# Data excerpt start

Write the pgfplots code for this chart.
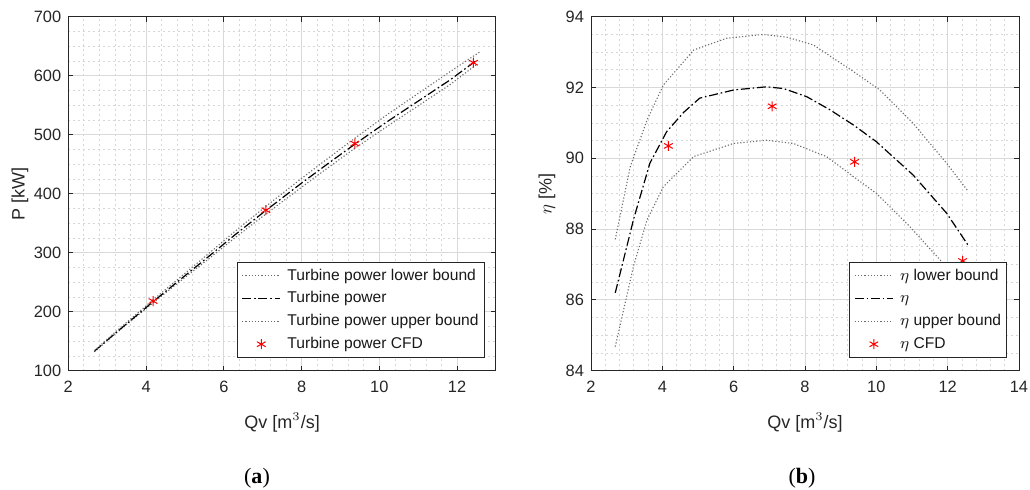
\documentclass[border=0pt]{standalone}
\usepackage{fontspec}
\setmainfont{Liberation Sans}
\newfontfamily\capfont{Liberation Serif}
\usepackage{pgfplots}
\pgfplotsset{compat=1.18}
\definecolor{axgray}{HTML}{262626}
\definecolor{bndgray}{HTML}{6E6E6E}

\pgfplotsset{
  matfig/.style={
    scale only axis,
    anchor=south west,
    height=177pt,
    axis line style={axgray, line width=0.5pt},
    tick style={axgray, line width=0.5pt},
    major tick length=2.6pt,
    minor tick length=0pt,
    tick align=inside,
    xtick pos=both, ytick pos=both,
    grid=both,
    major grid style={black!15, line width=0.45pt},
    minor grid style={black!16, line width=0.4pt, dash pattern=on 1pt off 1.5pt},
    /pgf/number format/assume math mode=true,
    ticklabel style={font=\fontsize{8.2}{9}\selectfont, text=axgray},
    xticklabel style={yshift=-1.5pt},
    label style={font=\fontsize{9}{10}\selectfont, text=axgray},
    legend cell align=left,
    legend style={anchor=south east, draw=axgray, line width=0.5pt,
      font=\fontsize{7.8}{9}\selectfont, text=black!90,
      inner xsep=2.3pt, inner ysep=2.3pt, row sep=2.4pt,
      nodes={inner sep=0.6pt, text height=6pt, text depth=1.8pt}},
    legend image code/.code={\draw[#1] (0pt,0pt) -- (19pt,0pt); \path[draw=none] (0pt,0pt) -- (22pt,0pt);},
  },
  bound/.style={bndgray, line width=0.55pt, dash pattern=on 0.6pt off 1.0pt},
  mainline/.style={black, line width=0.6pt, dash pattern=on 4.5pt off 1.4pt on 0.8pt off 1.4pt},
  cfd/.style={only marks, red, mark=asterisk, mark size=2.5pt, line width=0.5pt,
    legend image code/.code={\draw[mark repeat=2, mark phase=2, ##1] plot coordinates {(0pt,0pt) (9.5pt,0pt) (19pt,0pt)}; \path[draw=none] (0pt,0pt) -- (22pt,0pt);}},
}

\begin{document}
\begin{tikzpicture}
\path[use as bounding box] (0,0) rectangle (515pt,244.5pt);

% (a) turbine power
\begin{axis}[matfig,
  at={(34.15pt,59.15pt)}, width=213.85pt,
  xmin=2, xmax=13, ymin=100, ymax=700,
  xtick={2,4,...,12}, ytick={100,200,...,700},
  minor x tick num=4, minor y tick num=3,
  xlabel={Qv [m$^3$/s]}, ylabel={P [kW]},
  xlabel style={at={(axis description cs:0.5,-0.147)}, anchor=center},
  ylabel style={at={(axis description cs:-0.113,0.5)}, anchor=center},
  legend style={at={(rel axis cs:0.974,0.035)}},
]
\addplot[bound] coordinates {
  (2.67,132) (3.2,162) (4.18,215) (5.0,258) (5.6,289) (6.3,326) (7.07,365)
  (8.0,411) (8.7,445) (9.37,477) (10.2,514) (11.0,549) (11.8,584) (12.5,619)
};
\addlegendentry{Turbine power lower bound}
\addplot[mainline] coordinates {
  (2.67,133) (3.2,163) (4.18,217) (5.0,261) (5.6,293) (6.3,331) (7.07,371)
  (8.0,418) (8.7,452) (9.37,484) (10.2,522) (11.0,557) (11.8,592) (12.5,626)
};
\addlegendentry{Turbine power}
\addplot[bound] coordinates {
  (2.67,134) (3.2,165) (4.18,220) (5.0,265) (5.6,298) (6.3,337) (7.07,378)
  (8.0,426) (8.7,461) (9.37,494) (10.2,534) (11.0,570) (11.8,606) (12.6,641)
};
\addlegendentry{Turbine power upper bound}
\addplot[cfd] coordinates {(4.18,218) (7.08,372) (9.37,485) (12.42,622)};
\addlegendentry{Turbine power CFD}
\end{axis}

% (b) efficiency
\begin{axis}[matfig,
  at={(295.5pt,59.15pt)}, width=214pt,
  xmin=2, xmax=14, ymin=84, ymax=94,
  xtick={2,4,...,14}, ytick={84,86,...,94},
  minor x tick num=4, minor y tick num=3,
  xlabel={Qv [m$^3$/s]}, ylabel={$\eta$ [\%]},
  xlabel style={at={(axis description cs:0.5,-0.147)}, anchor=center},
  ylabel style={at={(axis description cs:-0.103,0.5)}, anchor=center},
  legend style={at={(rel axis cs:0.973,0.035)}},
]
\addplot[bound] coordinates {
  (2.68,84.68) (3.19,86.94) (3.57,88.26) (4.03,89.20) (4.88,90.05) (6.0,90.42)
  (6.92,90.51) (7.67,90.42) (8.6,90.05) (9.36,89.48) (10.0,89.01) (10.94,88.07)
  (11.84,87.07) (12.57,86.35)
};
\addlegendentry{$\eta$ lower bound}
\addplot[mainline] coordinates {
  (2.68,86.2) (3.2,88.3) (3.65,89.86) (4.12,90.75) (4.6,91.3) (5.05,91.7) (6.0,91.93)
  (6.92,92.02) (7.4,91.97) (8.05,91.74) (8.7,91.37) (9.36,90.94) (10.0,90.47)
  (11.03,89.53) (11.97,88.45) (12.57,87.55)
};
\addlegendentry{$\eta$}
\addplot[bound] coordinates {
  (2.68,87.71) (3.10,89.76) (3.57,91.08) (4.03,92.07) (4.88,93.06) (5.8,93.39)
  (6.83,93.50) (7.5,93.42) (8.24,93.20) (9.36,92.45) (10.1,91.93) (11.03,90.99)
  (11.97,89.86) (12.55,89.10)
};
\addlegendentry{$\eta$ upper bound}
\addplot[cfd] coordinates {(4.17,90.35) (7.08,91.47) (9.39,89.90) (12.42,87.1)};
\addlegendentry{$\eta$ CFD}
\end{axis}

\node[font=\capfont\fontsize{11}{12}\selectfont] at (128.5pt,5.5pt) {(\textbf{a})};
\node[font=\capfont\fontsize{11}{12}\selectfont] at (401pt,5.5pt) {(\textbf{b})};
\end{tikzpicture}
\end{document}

# Data excerpt end

> _Directions_:
Quote everything in the listing above exactly; pictures are the only thing to omit.

> _Task answer_:
Write the pgfplots code for this chart.
\documentclass[border=0pt]{standalone}
\usepackage{fontspec}
\setmainfont{Liberation Sans}
\newfontfamily\capfont{Liberation Serif}
\usepackage{pgfplots}
\pgfplotsset{compat=1.18}
\definecolor{axgray}{HTML}{262626}
\definecolor{bndgray}{HTML}{6E6E6E}

\pgfplotsset{
  matfig/.style={
    scale only axis,
    anchor=south west,
    height=177pt,
    axis line style={axgray, line width=0.5pt},
    tick style={axgray, line width=0.5pt},
    major tick length=2.6pt,
    minor tick length=0pt,
    tick align=inside,
    xtick pos=both, ytick pos=both,
    grid=both,
    major grid style={black!15, line width=0.45pt},
    minor grid style={black!16, line width=0.4pt, dash pattern=on 1pt off 1.5pt},
    /pgf/number format/assume math mode=true,
    ticklabel style={font=\fontsize{8.2}{9}\selectfont, text=axgray},
    xticklabel style={yshift=-1.5pt},
    label style={font=\fontsize{9}{10}\selectfont, text=axgray},
    legend cell align=left,
    legend style={anchor=south east, draw=axgray, line width=0.5pt,
      font=\fontsize{7.8}{9}\selectfont, text=black!90,
      inner xsep=2.3pt, inner ysep=2.3pt, row sep=2.4pt,
      nodes={inner sep=0.6pt, text height=6pt, text depth=1.8pt}},
    legend image code/.code={\draw[#1] (0pt,0pt) -- (19pt,0pt); \path[draw=none] (0pt,0pt) -- (22pt,0pt);},
  },
  bound/.style={bndgray, line width=0.55pt, dash pattern=on 0.6pt off 1.0pt},
  mainline/.style={black, line width=0.6pt, dash pattern=on 4.5pt off 1.4pt on 0.8pt off 1.4pt},
  cfd/.style={only marks, red, mark=asterisk, mark size=2.5pt, line width=0.5pt,
    legend image code/.code={\draw[mark repeat=2, mark phase=2, ##1] plot coordinates {(0pt,0pt) (9.5pt,0pt) (19pt,0pt)}; \path[draw=none] (0pt,0pt) -- (22pt,0pt);}},
}

\begin{document}
\begin{tikzpicture}
\path[use as bounding box] (0,0) rectangle (515pt,244.5pt);

% (a) turbine power
\begin{axis}[matfig,
  at={(34.15pt,59.15pt)}, width=213.85pt,
  xmin=2, xmax=13, ymin=100, ymax=700,
  xtick={2,4,...,12}, ytick={100,200,...,700},
  minor x tick num=4, minor y tick num=3,
  xlabel={Qv [m$^3$/s]}, ylabel={P [kW]},
  xlabel style={at={(axis description cs:0.5,-0.147)}, anchor=center},
  ylabel style={at={(axis description cs:-0.113,0.5)}, anchor=center},
  legend style={at={(rel axis cs:0.974,0.035)}},
]
\addplot[bound] coordinates {
  (2.67,132) (3.2,162) (4.18,215) (5.0,258) (5.6,289) (6.3,326) (7.07,365)
  (8.0,411) (8.7,445) (9.37,477) (10.2,514) (11.0,549) (11.8,584) (12.5,619)
};
\addlegendentry{Turbine power lower bound}
\addplot[mainline] coordinates {
  (2.67,133) (3.2,163) (4.18,217) (5.0,261) (5.6,293) (6.3,331) (7.07,371)
  (8.0,418) (8.7,452) (9.37,484) (10.2,522) (11.0,557) (11.8,592) (12.5,626)
};
\addlegendentry{Turbine power}
\addplot[bound] coordinates {
  (2.67,134) (3.2,165) (4.18,220) (5.0,265) (5.6,298) (6.3,337) (7.07,378)
  (8.0,426) (8.7,461) (9.37,494) (10.2,534) (11.0,570) (11.8,606) (12.6,641)
};
\addlegendentry{Turbine power upper bound}
\addplot[cfd] coordinates {(4.18,218) (7.08,372) (9.37,485) (12.42,622)};
\addlegendentry{Turbine power CFD}
\end{axis}

% (b) efficiency
\begin{axis}[matfig,
  at={(295.5pt,59.15pt)}, width=214pt,
  xmin=2, xmax=14, ymin=84, ymax=94,
  xtick={2,4,...,14}, ytick={84,86,...,94},
  minor x tick num=4, minor y tick num=3,
  xlabel={Qv [m$^3$/s]}, ylabel={$\eta$ [\%]},
  xlabel style={at={(axis description cs:0.5,-0.147)}, anchor=center},
  ylabel style={at={(axis description cs:-0.103,0.5)}, anchor=center},
  legend style={at={(rel axis cs:0.973,0.035)}},
]
\addplot[bound] coordinates {
  (2.68,84.68) (3.19,86.94) (3.57,88.26) (4.03,89.20) (4.88,90.05) (6.0,90.42)
  (6.92,90.51) (7.67,90.42) (8.6,90.05) (9.36,89.48) (10.0,89.01) (10.94,88.07)
  (11.84,87.07) (12.57,86.35)
};
\addlegendentry{$\eta$ lower bound}
\addplot[mainline] coordinates {
  (2.68,86.2) (3.2,88.3) (3.65,89.86) (4.12,90.75) (4.6,91.3) (5.05,91.7) (6.0,91.93)
  (6.92,92.02) (7.4,91.97) (8.05,91.74) (8.7,91.37) (9.36,90.94) (10.0,90.47)
  (11.03,89.53) (11.97,88.45) (12.57,87.55)
};
\addlegendentry{$\eta$}
\addplot[bound] coordinates {
  (2.68,87.71) (3.10,89.76) (3.57,91.08) (4.03,92.07) (4.88,93.06) (5.8,93.39)
  (6.83,93.50) (7.5,93.42) (8.24,93.20) (9.36,92.45) (10.1,91.93) (11.03,90.99)
  (11.97,89.86) (12.55,89.10)
};
\addlegendentry{$\eta$ upper bound}
\addplot[cfd] coordinates {(4.17,90.35) (7.08,91.47) (9.39,89.90) (12.42,87.1)};
\addlegendentry{$\eta$ CFD}
\end{axis}

\node[font=\capfont\fontsize{11}{12}\selectfont] at (128.5pt,5.5pt) {(\textbf{a})};
\node[font=\capfont\fontsize{11}{12}\selectfont] at (401pt,5.5pt) {(\textbf{b})};
\end{tikzpicture}
\end{document}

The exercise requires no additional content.